AWS Trainium
AWS Trainium is the second-generation machine learning (ML) accelerator that AWS purpose built for deep learning training of 100B+ parameter models. Each Amazon Elastic Compute Cloud (EC2) Trn1 instance deploys up to 16 AWS Trainium accelerators to deliver a high-performance, low-cost solution for deep learning (DL) training in the cloud. Although the use of deep learning is accelerating, many development teams are limited by fixed budgets, which puts a cap on the scope and frequency of training needed to improve their models and applications. Trainium based EC2 Trn1 instances solve this challenge by delivering faster time to train while offering up to 50% cost-to-train savings over comparable Amazon EC2 instances. Trainium has been optimized for training natural language processing, computer vision, and recommender models used in a broad set of applications, such as text summarization, code generation, question answering, image and video generation, recommendation, and fraud detection.
Benefits
Purpose built for high-performance deep learning training
Each Trainium accelerator includes two second-generation NeuronCores that are purpose built for deep learning algorithms. To support efficient data and model parallelism, each Trainium accelerator has 32 GB of high-bandwidth memory, delivers up to 190 TFLOPS of FP16/BF16 compute power, and features NeuronLink, an intra-instance, ultra-high-speed nonblocking interconnect technology.
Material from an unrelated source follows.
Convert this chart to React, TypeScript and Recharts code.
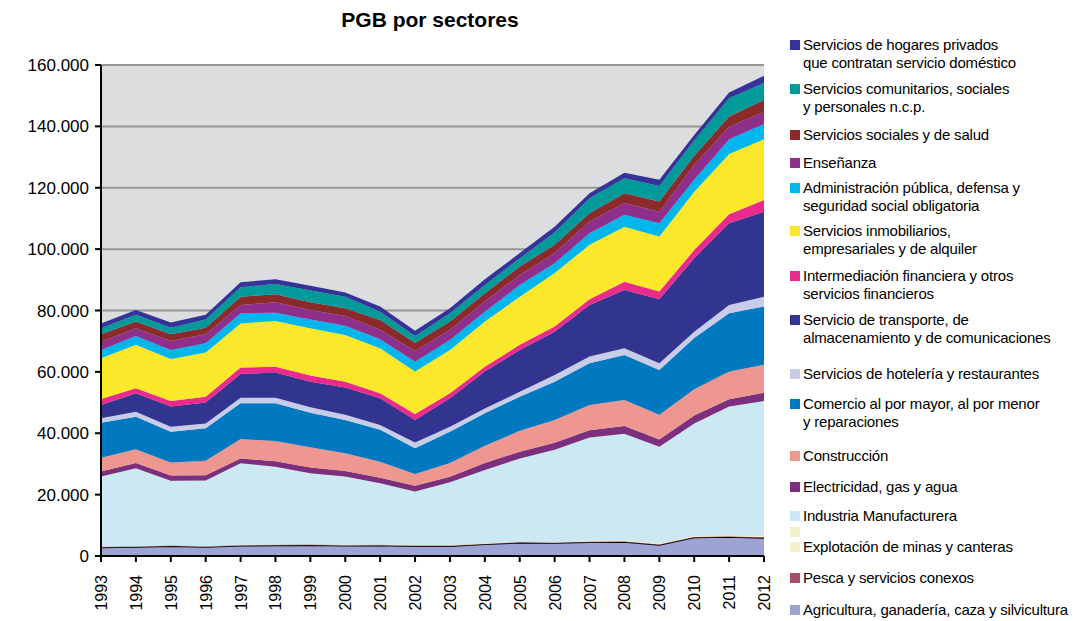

Optimized for state-of-the-art models
Trainium has native support for a wide range of data types (FP32, TF32, BF16, FP16, UINT8, and configurable FP8). It supports hardware-accelerated stochastic rounding to deliver high performance and higher accuracy as compared to legacy rounding modes. Trainium also provides full-stack support for dynamic tensor shapes, control flow, and custom operators written in C++ to deliver flexible, future-proofed infrastructure for your training needs.
Native support for ML frameworks and libraries
The AWS Neuron SDK, which supports Trainium, is natively integrated with PyTorch and TensorFlow. This ensures that you can continue using your existing workflows in these popular frameworks and get started with Trainium with only a few lines of code changes. For distributed model training, the Neuron SDK supports libraries, such as Megatron-LM and PyTorch Fully Sharded Data Parallel (FSDP). To get started quickly with Trainium powered EC2 Trn1 instances, see popular model examples in the Neuron documentation.
AWS Neuron SDK
AWS Neuron is an SDK consisting of a compiler, runtime, and profiling tools that you can use to run high-performance training on AWS Trainium powered Amazon EC2 Trn1 instances. By using Neuron, you can use your existing workflows in popular frameworks, such as TensorFlow and PyTorch, and train optimally on EC2 Trn1 instances with minimal code changes. Neuron comes preconfigured in AWS Deep Learning AMIs (DLAMI) and AWS Deep Learning Containers, making it easy to get started with Trn1 instances.
AWS Inferentia
AWS Inferentia is an AWS-designed ML inference accelerator that delivers high performance and the low cost ML inference in the cloud. Amazon EC2 Inf1 instances that are based on AWS Inferentia accelerators deliver up 2.3x higher throughput and up to 70% lower cost per inference than comparable Amazon EC2 instances.